Maybe it was around this time that I noticed the lights were off. Also not too strange, I guess; it was a bright and sunny day! Although it was pretty dark... Hmm. This is when I started feeling uncomfortable and a little unsure. I thought, "I'll just get off and see what's going on. Maybe we're delayed or something." Well, the door wouldn't open. I pushed the button, still nothing. Went to the next door. Nothing. Tried prying the doors apart with the immense strength I clearly have... nothing. I wasn't quite panicking yet, but I was getting there!

I walked up to the front of the train and peeked into the conductor's little room, but unfortunately it was empty. Then I noticed the "Emergency Button." Now, being the center of attention is one of my least favorite things to be, so the idea of pressing a button that might make alarms go off or something was very worrisome, but I didn't know what else to do so I pressed it. It wasn't an alarm though, just a call button... It called the conductor in his conductor compartment, but of course he wasn't in there. Now I panicked. I wasn't seeing anyone walk by the window's to signal for help, and remember that I had not heard the most comforting, secure-feeling stories about Naples, so I was very worried. 

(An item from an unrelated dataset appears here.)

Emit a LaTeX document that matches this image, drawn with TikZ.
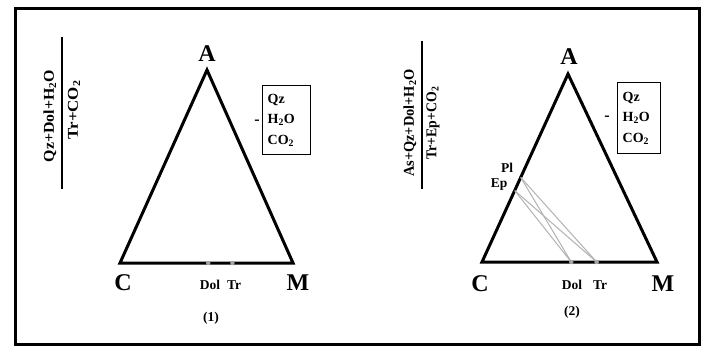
\documentclass[tikz,border=0pt]{standalone}
\usepackage{fontspec}
\setmainfont{Liberation Serif}
\usetikzlibrary{calc}
\tikzset{
  vlabel/.style={font=\fontsize{24}{24}\selectfont\bfseries, inner sep=0pt},
  smalllabel/.style={font=\fontsize{13.5}{14}\selectfont\bfseries, inner sep=0pt},
  tri/.style={line width=3pt, line join=miter},
  frame/.style={line width=3pt},
  fracline/.style={line width=2.5pt},
  fractext/.style={font=\fontsize{15}{15}\selectfont\bfseries, rotate=90, inner sep=0pt},
  mineralbox/.style={draw, line width=1.3pt, align=left, inner xsep=4pt, anchor=north west,
     font=\fontsize{14}{20.5}\selectfont\bfseries, minimum height=69pt},
  tie/.style={gray!60, line width=1pt},
  tickdot/.style={circle, fill=gray!70, inner sep=0pt, minimum size=4.5pt},
}
\begin{document}
\begin{tikzpicture}[x=1pt,y=-1pt]
\useasboundingbox (0,0) rectangle (708,352);
\fill[white] (0,0) rectangle (708,352);
\draw[frame] (15,9) rectangle (699,344);

% ---------- panel 1 ----------
\coordinate (A1) at (207,70);
\coordinate (C1) at (120,263);
\coordinate (M1) at (293,263);
\draw[tri] (A1) -- (M1) -- (C1) -- cycle;
\node[vlabel] (lA1) at (207,54) {A};
\node[vlabel] (lC1) at (123,283) {C};
\node[vlabel] (lM1) at (298,283) {M};
\coordinate (D1) at ($(C1)!0.51!(M1)$);
\coordinate (T1) at ($(C1)!0.65!(M1)$);
\node[tickdot] (dD1) at (D1) {};
\node[tickdot] (dT1) at (T1) {};
\node[smalllabel] (lD1) at (210,285) {Dol};
\node[smalllabel] (lT1) at (234,285) {Tr};
\node[smalllabel] (cap1) at (211,318) {(1)};
\node[mineralbox, minimum width=48pt, text width=38pt] (box1) at (262,85) {Qz\\H\textsubscript{2}O\\CO\textsubscript{2}};
\node[font=\fontsize{16}{16}\selectfont\bfseries, inner sep=0pt] (dash1) at (257,122) {-};
\draw[fracline] (62,37) -- (62,189);
\node[fractext] (num1) at (50,116) {\scalebox{1.06}[1]{Qz+Dol+H\textsubscript{2}O}};
\node[fractext] (den1) at (74,110) {\scalebox{1.13}[1]{Tr+CO\textsubscript{2}}};

% ---------- panel 2 ----------
\coordinate (A2) at (568,74);
\coordinate (C2) at (482,262);
\coordinate (M2) at (657,262);
\draw[tri] (A2) -- (M2) -- (C2) -- cycle;
\node[vlabel] (lA2) at (569,57) {A};
\node[vlabel] (lC2) at (480,284) {C};
\node[vlabel] (lM2) at (663,284) {M};
\coordinate (D2) at ($(C2)!0.51!(M2)$);
\coordinate (T2) at ($(C2)!0.655!(M2)$);
\coordinate (P2) at ($(C2)!0.45!(A2)$);
\coordinate (E2) at ($(C2)!0.38!(A2)$);
\draw[tie] (P2) -- (D2);
\draw[tie] (P2) -- (T2);
\draw[tie] (E2) -- (D2);
\draw[tie] (E2) -- (T2);
\node[tickdot] (dD2) at (D2) {};
\node[tickdot] (dT2) at (T2) {};
\node[smalllabel] (lD2) at (572,285) {Dol};
\node[smalllabel] (lT2) at (600,285) {Tr};
\node[smalllabel] (lP2) at (507,168) {Pl};
\node[smalllabel] (lE2) at (499,185) {Ep};
\node[smalllabel] (cap2) at (572,312) {(2)};
\node[mineralbox, minimum width=43pt, text width=33pt, minimum height=71pt] (box2) at (617,82) {Qz\\H\textsubscript{2}O\\CO\textsubscript{2}};
\node[font=\fontsize{16}{16}\selectfont\bfseries, inner sep=0pt] (dash2) at (607,118) {-};
\draw[fracline] (422,41) -- (422,189);
\node[fractext] (num2) at (410,123) {\scalebox{0.96}[1]{As+Qz+Dol+H\textsubscript{2}O}};
\node[fractext] (den2) at (433,123) {\scalebox{0.92}[1]{Tr+Ep+CO\textsubscript{2}}};
\end{tikzpicture}
\end{document}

I ran up and down the main aisle a few times trying the doors again, until finally, maybe after being trapped for 5 minutes or so (which felt like 18 years in Azkaban), a man walked by. I knocked on the windows and tried to signal that I was trapped (shrugging with hands up and a scared face while pulling on door was my signal), and he motioned to me to wait (I did). He came in and brought me out through the special conductor's door and sent me on my way. It took me a good 20 minutes to calm my nerves and stop sweating profusely, but eventually I made it to the correct train (it was down the stairs, but not to the very first train... oops!) and on to Pompeii. While it wasn't my favorite half hour of my life, it's actually really funny looking back at it and I sincerely wish I had the security tape of me running around the train in a panic.